Canadian Women one win away from Olympic dream
It was almost a given, but until the result was officially in the record books, the Canadian fans at BC Place this evening always had that little bit of nervousness about them.
Two goals in the first ten minutes soon put any fears aside, and a party atmosphere entailed amongst the 8,105 fans in attendance for the remainder of the game as Canada clinched the top spot in Group A with a 5-1 win over Costa Rica.
On paper, Costa Rica should have provided the Canadians with their sternest competition in the tournament so far and the opening minutes certainly gave you the impression that the Costa Ricans were here to make a game of it.
A Christine Sinclair goal in the sixth minute, soon killed that.
After forcing a series of corners, it was just a matter of time before the Canadians took the lead, and Sinclair’s sixth goal of the tournament may have been a scrambled effort but it was a nerve settler.
Sophie Schmidt doubled the lead in the tenth minute, after Costa Rican goalkeeper Julieth Arias couldn’t hold on to a low cross, then fan fave Kaylyn Kyle grabbed her first goal of the tournament with a fine header in the 20th minute.
Canada came close on a couple more occasions, with Schmidt having a particularly fine half, before Sinclair got her second, and Canada’s fourth, with a low drive in first half stoppage time.
Canada had made seven changes to the starting line up from Saturday night’s win against Cuba.
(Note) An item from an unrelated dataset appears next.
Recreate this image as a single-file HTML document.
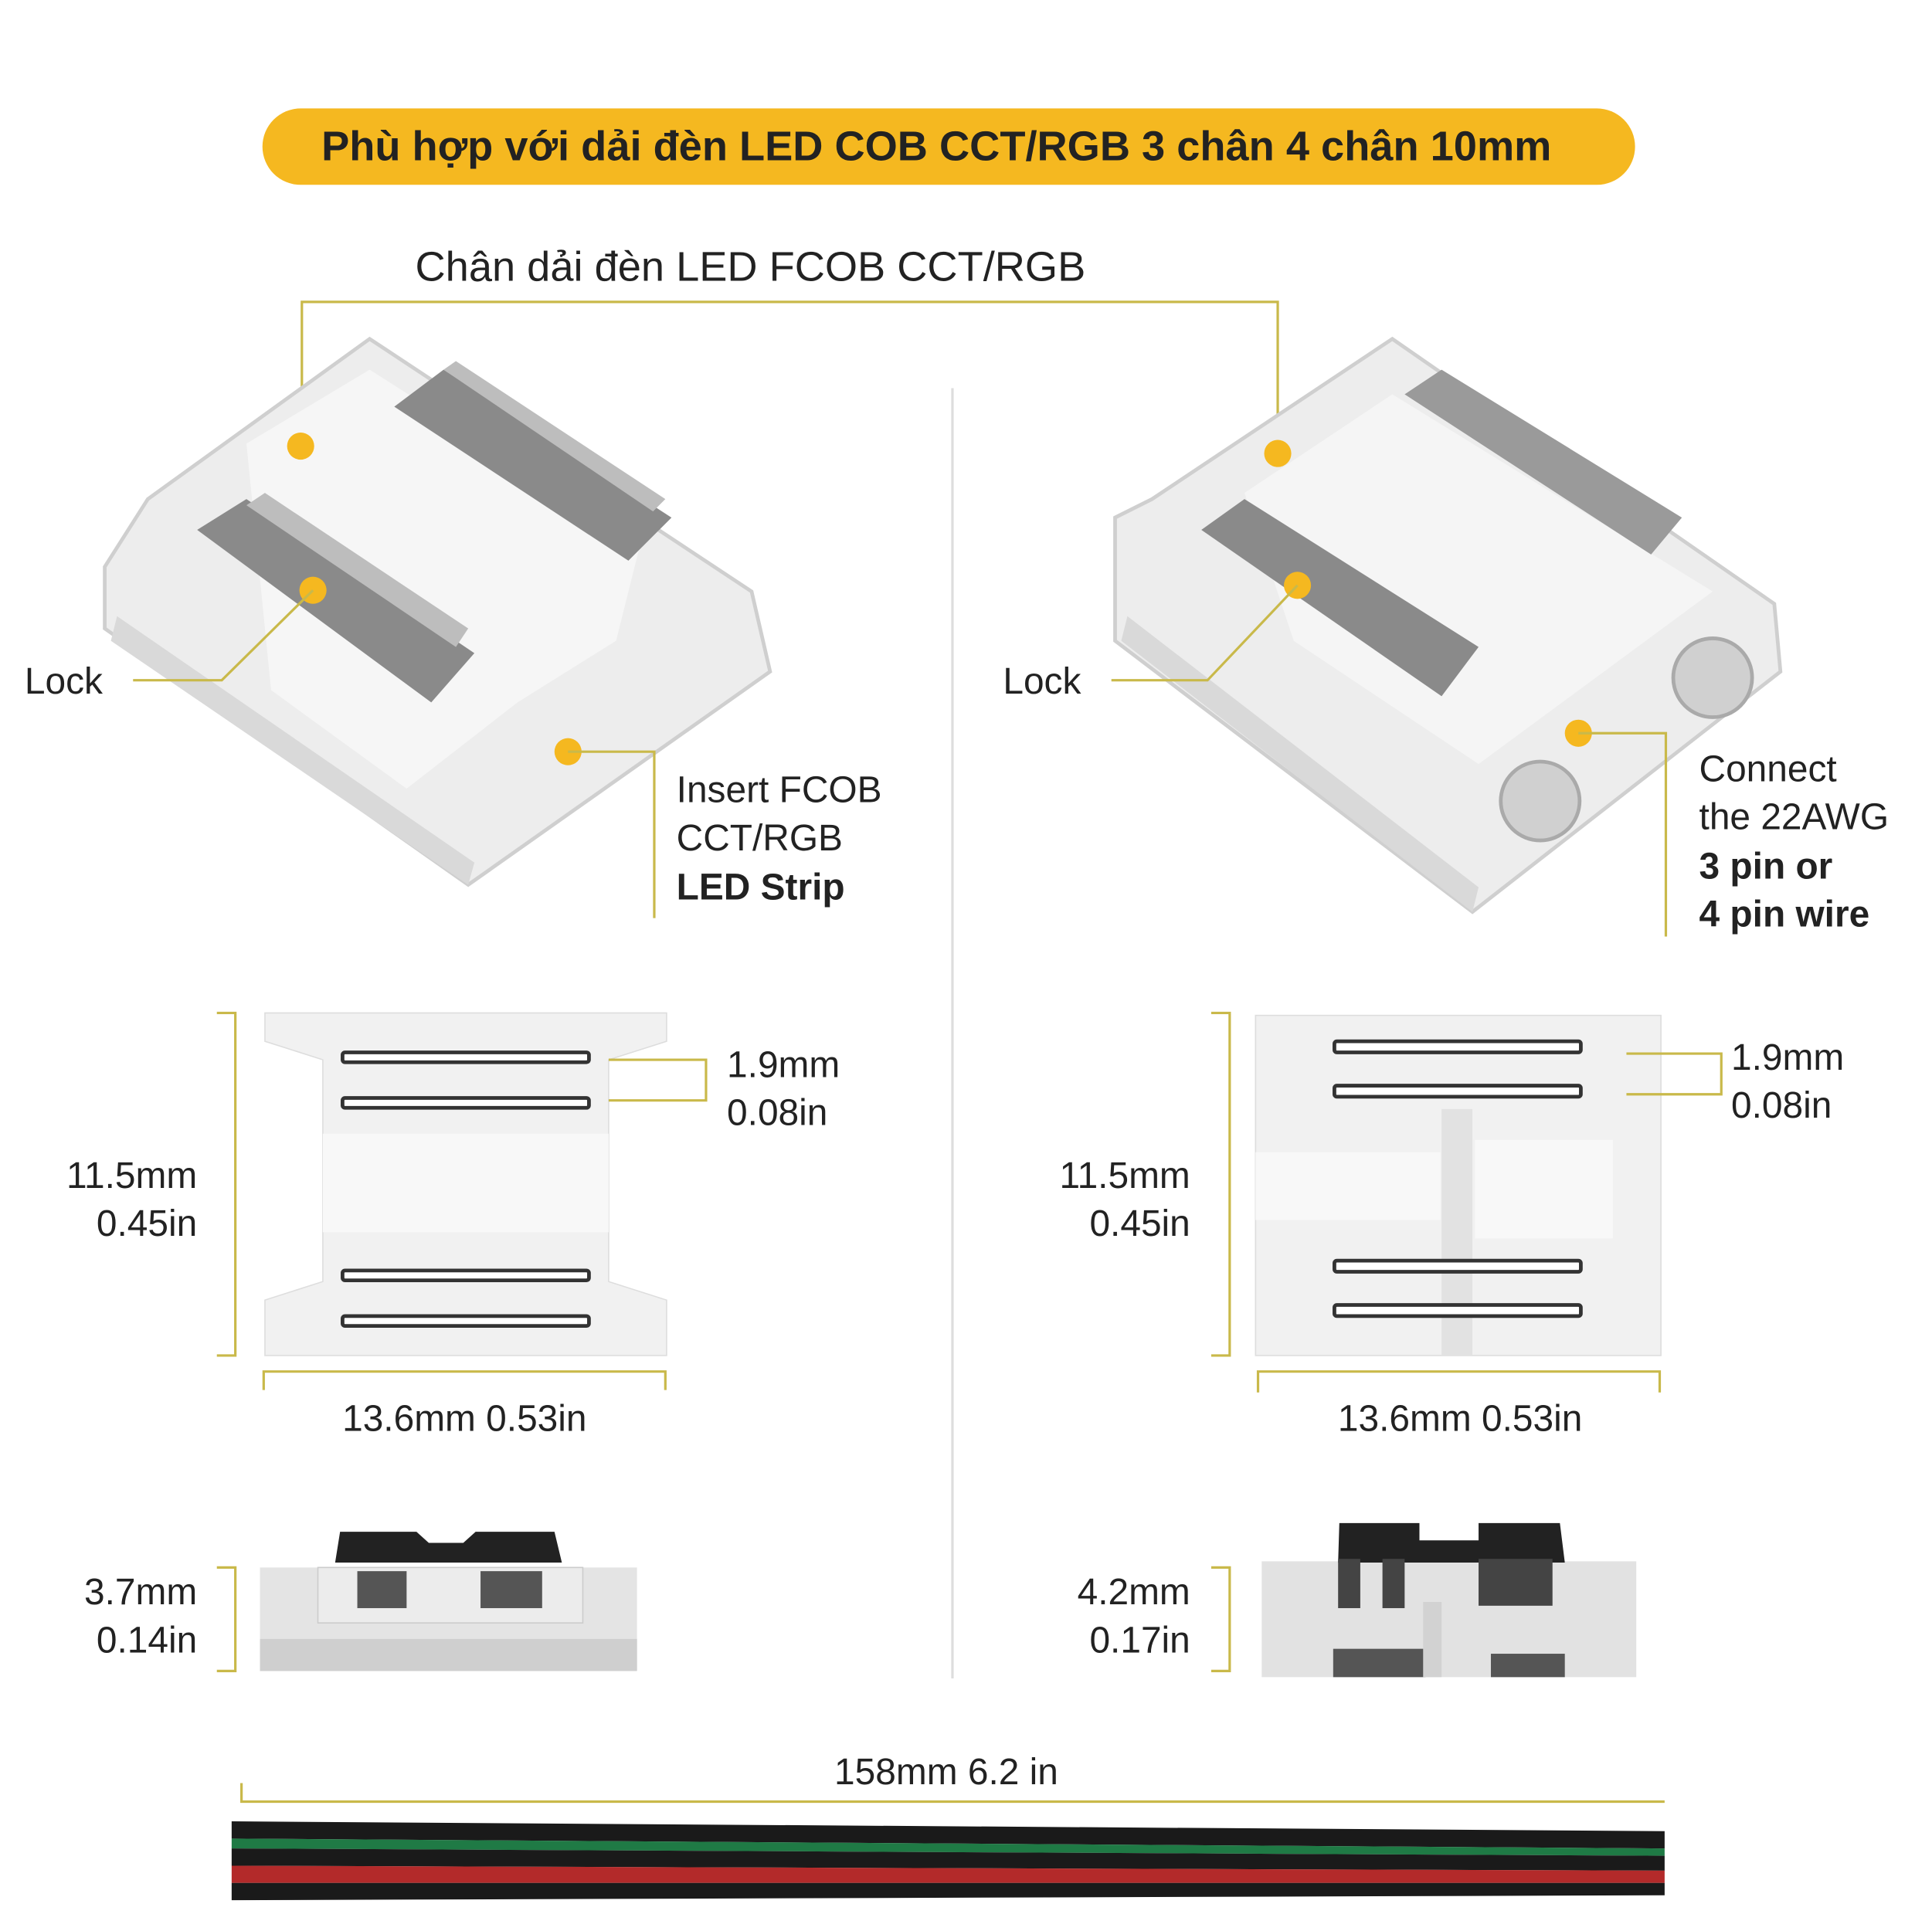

With the game in the bag, rest for the key players and keeping everyone free from injury was now the key, but coach John Herdman surprisingly only made two substitutions at half time, neither of them for Sinclair, with another one coming during the half.
Whoever the Canadians had on the pitch, they were always going to be too strong for the Costa Ricans and the host’s goal tally was increased in the 50th minute thanks to a hilarious own goal.
The goal was credited to the unfortunate Marianne Ugalde, whose harmless backpass trickled under the foot of the hapless Arias in the Costa Rican goal.
Sinclair nearly nabbed her hat-trick moments later, when Arias again blundered and spilled a header from sub Chelsea Buckland right at the feet of the Canadian captain.
In uncharacteristic fashion, Sinclair miss-hit her shot and blasted wide from four yards out, much to her amusement.
Canada understandably seemed to take their foot off the gas a little for the remainder of the game.
Substitute Brittany Timko had a great finish ruled out for offside in the 76th minute, and Canada were made to pay for some sloppy defending with two minutes remaining.
A seemingly harmless ball in from the right from Raquel Rodriguez, wasn’t dealt with by Robyn Gayle, allowing substitute Fernanda Barrantes to nip in and beautifully volley past Karina Leblanc in the Canadian goal.
It was the goal of the match and questions will be asked about Canada’s suspect defending and how they will cope against much stronger opposition. This was the first time they were really tested in the tournament and their first non clean sheet.
Barrantes’ goal also meant that the game was the first one of the tournament to see both sides scoring.
Overall it was a very comfortable win. One which, again, saw Canada never needing to move out of first gear.
What was particularly pleasing for Canada tonight was that the goals came from more than just Christine Sinclair.
A criticism levied the other night was that if Sinclair wasn’t scoring for the Canadians, who was? Herdman said that was something they were working on and we saw some early results of that tonight with two other players getting on the scoresheet. That’s five non Sinclair scorers so far in the tournament.
The loser of the US-Mexico game on Tuesday evening now awaits Canada in the crunch semi-final. The winner of that particular tie is basically guaranteed a spot in London in the summer.
For the losers, and Canada, a battle awaits.
You get the feeling after tonight’s showing that the Canadian’s are ready and raring to go. They just need to make sure they stay focused at the back.